Critical Conditions for Dynamic Recrystallization of S280 Ultra-High-Strength Stainless Steel Based on Work Hardening Rate

Isothermal and constant-strain-rate compression experiments for S280 ultra-high-strength stainless steel were carried out under deformation temperatures of 1000-1150 degrees C and strain rates of 0.001-10 s(-1) with a Thermecmaster-Z thermal simulator. The flow-stress behavior of the alloy was studied and the hot deformation activation energy was calculated. A critical strain model of the dynamic recrystallization (DRX) of the alloy was established using the work hardening rate for the first time. The results show that S280 ultra-high-strength stainless steel was positively sensitive to the strain rate and negatively sensitive to temperature, and its flow-stress curve showed characteristics of flow softening. The hot deformation activation energy corresponding to the peak strain was 519.064 kJ/mol.

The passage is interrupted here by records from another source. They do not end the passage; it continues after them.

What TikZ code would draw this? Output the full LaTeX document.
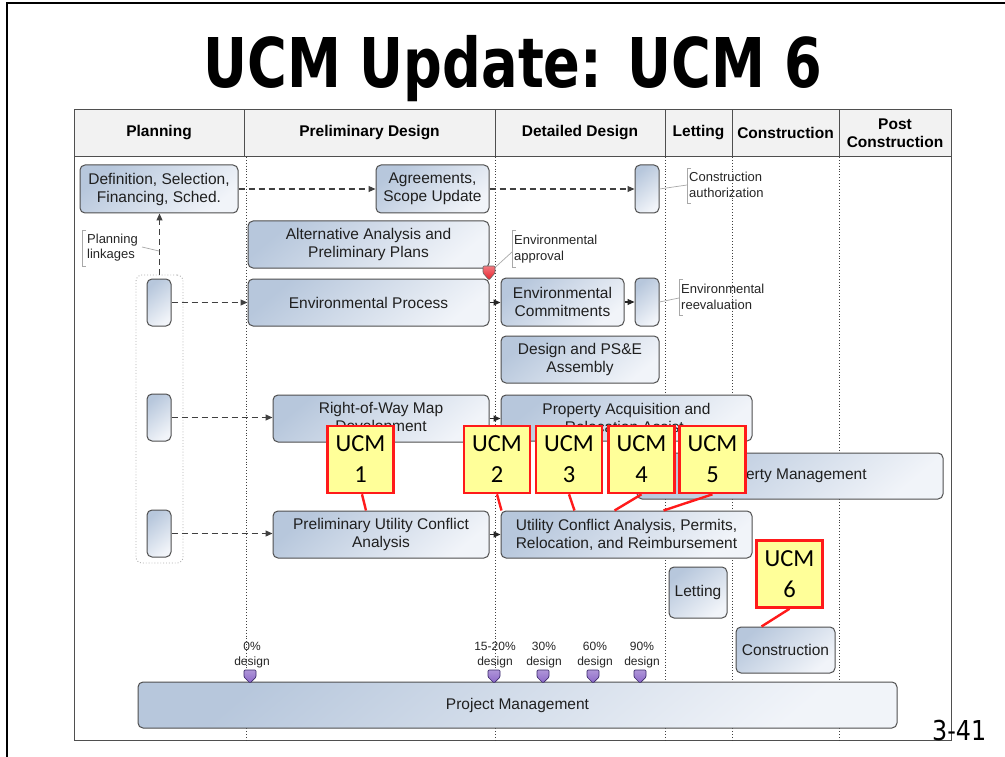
\documentclass[tikz,border=0pt]{standalone}
\usepackage{fontspec}
\setmainfont{Liberation Sans}
\newfontfamily\titlefont{DejaVu Sans}
\newfontfamily\ucmfont{Carlito}
\usetikzlibrary{arrows.meta}
\definecolor{boxdark}{HTML}{B7C7DC}
\definecolor{boxlight}{HTML}{F1F4F9}
\definecolor{boxline}{HTML}{4F4F4F}
\definecolor{hdrfill}{HTML}{F2F2F2}
\definecolor{ucmfill}{HTML}{FFFF99}
\definecolor{ucmred}{HTML}{FF1A1A}
\definecolor{annot}{HTML}{A8A8A8}
\definecolor{mspurple}{HTML}{8C68C8}
\definecolor{msline}{HTML}{3A2A6A}
\definecolor{mkred}{HTML}{E8202A}
\tikzset{
  proc/.style={draw=boxline, line width=1pt, rounded corners=5pt, top color=boxdark, bottom color=boxlight, shading angle=40, align=center, inner sep=0pt, font=\fontsize{15.5}{18}\selectfont, text=black!88},
  ucm/.style={draw=ucmred, line width=2.6pt, fill=ucmfill, minimum width=66pt, minimum height=67pt, inner sep=0pt, align=center, font=\ucmfont\fontsize{24.5}{31}\selectfont},
  ucmlink/.style={draw=ucmred, line width=2.4pt},
  hdr/.style={font=\bfseries\fontsize{15.5}{18}\selectfont, align=center, inner sep=0pt},
  dasharrow/.style={draw=black!75, line width=1.1pt, dash pattern=on 6pt off 4pt, -{Triangle[length=7pt,width=6pt]}},
  solidarrow/.style={draw=black!85, line width=1.1pt, -{Triangle[length=7pt,width=6pt]}},
  annottext/.style={font=\fontsize{13}{15.5}\selectfont, align=left, anchor=west, inner sep=0pt, text=black!85},
  annotline/.style={draw=annot, line width=0.7pt},
  colline/.style={draw=black!75, line width=0.9pt, dotted},
  framel/.style={draw=boxline, line width=1pt},
  mslabel/.style={font=\fontsize{12}{15}\selectfont, align=center, inner sep=0pt, text=black!85},
  msmark/.style={draw=msline, line width=0.7pt, top color=mspurple!70, bottom color=mspurple, rounded corners=1pt},
}
\begin{document}
\begin{tikzpicture}[x=1pt,y=-1pt]
\useasboundingbox (0,0) rectangle (1005,757);
\fill[white] (0,0) rectangle (1005,757);
% slide border
\draw[black, line width=1.6pt] (7,757) -- (7,3) -- (1005,3);
% title
\node[anchor=base, inner sep=0pt] (title) at (512.5,88) {\scalebox{0.79}[1]{\titlefont\bfseries\fontsize{68.6}{70}\selectfont UCM Update: UCM 6}};
% header row
\fill[hdrfill] (74,110) rectangle (951,157);
\draw[framel] (74,110) rectangle (951,740);
\draw[framel] (74,157) -- (951,157);
\foreach \x in {244,495,665,732,839} \draw[framel] (\x,110) -- (\x,157);
\foreach \x in {246,495,665,732,839} \draw[colline] (\x,157) -- (\x,740);
\node[hdr] (hplan) at (159,133) {Planning};
\node[hdr] (hprel) at (369.5,133) {Preliminary Design};
\node[hdr] (hdet) at (580,133) {Detailed Design};
\node[hdr] (hlet) at (698.5,133) {Letting};
\node[hdr] (hcon) at (785.5,133) {Construction};
\node[hdr] (hpost) at (895,133) {Post\\Construction};
% left container
\node[draw=black!30, dotted, line width=0.9pt, rounded corners=6pt, minimum width=47pt, minimum height=288pt, inner sep=0pt] (cont) at (159.5,419) {};
% process boxes
\node[proc, minimum width=158pt, minimum height=48pt] (defn) at (159,189) {Definition, Selection,\\Financing, Sched.};
\node[proc, minimum width=113pt, minimum height=48pt] (agree) at (432.5,189) {Agreements,\\Scope Update};
\node[proc, minimum width=24pt, minimum height=48pt] (cauth) at (647,189) {};
\node[proc, minimum width=241pt, minimum height=47pt] (alt) at (368.5,244.5) {Alternative Analysis and\\Preliminary Plans};
\node[proc, minimum width=241pt, minimum height=47pt] (envp) at (368.5,302.5) {Environmental Process};
\node[proc, minimum width=123pt, minimum height=48pt] (envc) at (562.5,302) {Environmental\\Commitments};
\node[proc, minimum width=24pt, minimum height=48pt] (envr) at (647,302) {};
\node[proc, minimum width=158pt, minimum height=47pt] (pse) at (580,359.5) {Design and PS\&E\\Assembly};
\node[proc, minimum width=216pt, minimum height=47pt] (row) at (381,418.5) {Right-of-Way Map\\Development};
\node[proc, minimum width=251pt, minimum height=46pt] (pacq) at (626.5,418) {Property Acquisition and\\Relocation Assist.};
\node[proc, minimum width=306pt, minimum height=46pt] (pmgmt) at (790,476) {Property Management};
\node[proc, minimum width=216pt, minimum height=47pt] (pucf) at (381,534.5) {Preliminary Utility Conflict\\Analysis};
\node[proc, minimum width=251pt, minimum height=47pt] (ucf) at (626.5,534.5) {Utility Conflict Analysis, Permits,\\Relocation, and Reimbursement};
\node[proc, minimum width=58pt, minimum height=51pt] (let) at (698,592.5) {Letting};
\node[proc, minimum width=99pt, minimum height=46pt] (cons) at (785.5,650) {Construction};
\node[proc, minimum width=759pt, minimum height=46pt] (pm) at (517.5,705) {Project Management};
\node[proc, minimum width=24pt, minimum height=47pt] (lb1) at (159,302.5) {};
\node[proc, minimum width=24pt, minimum height=47pt] (lb2) at (159,417.5) {};
\node[proc, minimum width=24pt, minimum height=47pt] (lb3) at (159,533.5) {};
% connectors
\draw[dasharrow] (defn.east) -- (agree.west);
\draw[dasharrow] (agree.east) -- (cauth.west);
\draw[dasharrow] (cont.north) -- (cont.north |- defn.south);
\draw[dasharrow] (lb1.east) -- (lb1.east -| envp.west);
\draw[dasharrow] (lb2.east) -- (lb2.east -| row.west);
\draw[dasharrow] (lb3.east) -- (lb3.east -| pucf.west);
\draw[solidarrow] (envp.east) -- (envp.east -| envc.west);
\draw[solidarrow] (envc.east) -- (envc.east -| envr.west);
\draw[solidarrow] (row.east) -- (row.east -| pacq.west);
\draw[solidarrow] (pucf.east) -- (pucf.east -| ucf.west);
% annotations
\coordinate (cab) at (687,185);
\draw[annotline] (691,168) -- (687,168) -- (687,203) -- (691,203);
\draw[annotline] (cauth.east) -- (cab);
\node[annottext] (catext) at (689,185) {Construction\\authorization};
\coordinate (ream) at (489,273);
\coordinate (eab) at (512,252);
\draw[annotline] (516,230) -- (512,230) -- (512,267) -- (516,267);
\draw[annotline] (ream) -- (eab);
\node[annottext] (eatext) at (514,249) {Environmental\\approval};
\draw[draw=black!60, line width=0.6pt, top color=mkred!60, bottom color=mkred, rounded corners=1pt] (483,266) -- (495,266) -- (495,273) -- (489,280) -- (483,273) -- cycle;
\coordinate (erb) at (679,298);
\draw[annotline] (683,279) -- (679,279) -- (679,315) -- (683,315);
\draw[annotline] (envr.east) -- (erb);
\node[annottext] (ertext) at (681,297) {Environmental\\reevaluation};
\coordinate (plb) at (142,247);
\coordinate (pld) at (159,251);
\draw[annotline] (86,230) -- (82,230) -- (82,266) -- (86,266);
\draw[annotline] (plb) -- (pld);
\node[annottext] (pltext) at (87,247.5) {Planning\\linkages};
% milestones
\node[mslabel] (ms0) at (252,655.5) {0\%\\design};
\node[mslabel] (ms15) at (495,655.5) {15-20\%\\design};
\node[mslabel] (ms30) at (544,655.5) {30\%\\design};
\node[mslabel] (ms60) at (595,655.5) {60\%\\design};
\node[mslabel] (ms90) at (642,655.5) {90\%\\design};
\foreach \x in {250,494,543,593,640}
  \draw[msmark] (\x-6,670) -- (\x+6,670) -- (\x+6,677) -- (\x,683) -- (\x-6,677) -- cycle;
% UCM boxes
\node[ucm] (ucm1) at (360.5,459.5) {UCM\\1};
\node[ucm] (ucm2) at (497,459.5) {UCM\\2};
\node[ucm] (ucm3) at (569,459.5) {UCM\\3};
\node[ucm] (ucm4) at (641.5,459.5) {UCM\\4};
\node[ucm] (ucm5) at (712.5,459.5) {UCM\\5};
\node[ucm] (ucm6) at (789.5,574) {UCM\\6};
\draw[ucmlink] ([xshift=1.5pt]ucm1.south) -- ([xshift=-15pt]pucf.north);
\draw[ucmlink] (ucm2.south) -- ([xshift=1pt]ucf.north west);
\draw[ucmlink] (ucm3.south) -- ([xshift=74pt]ucf.north west);
\draw[ucmlink] (ucm4.south) -- ([xshift=114pt]ucf.north west);
\draw[ucmlink] (ucm5.south) -- ([xshift=163pt]ucf.north west);
\draw[ucmlink] (ucm6.south) -- ([xshift=26pt]cons.north west);
% page number
\node[anchor=base west, inner sep=0pt] (pageno) at (932,740) {\scalebox{0.87}[1]{\titlefont\fontsize{27.4}{30}\selectfont 3-41}};
\end{tikzpicture}
\end{document}
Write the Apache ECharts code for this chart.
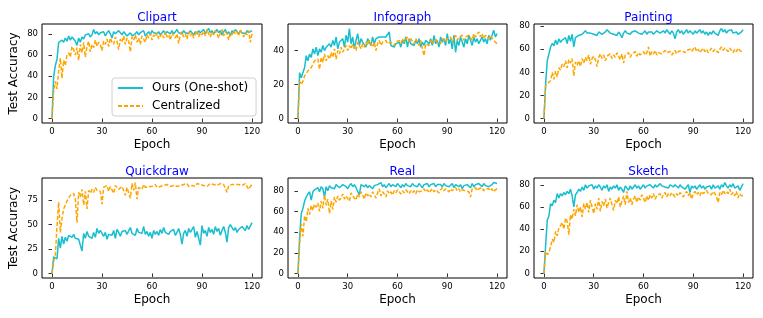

The DRX critical strain of the steel was determined from the minimum value of the -partial derivative(ln theta)/partial derivative epsilon - epsilon curve. The relationship between the DRX critical strain and peak strain could be characterized as epsilon(c)=0.599 epsilon(p) and the relationship between the DRX critical stress and peak stress could be characterized as sigma(c)= 0.959 sigma(p) The critical strain model of DRX could be expressed as epsilon(c)=0.010Z(0.062). The research results can provide theoretical support for avoiding the generation of actual thermal processing microstructure defects such as coarse grains and for obtaining products with excellent microstructure and properties.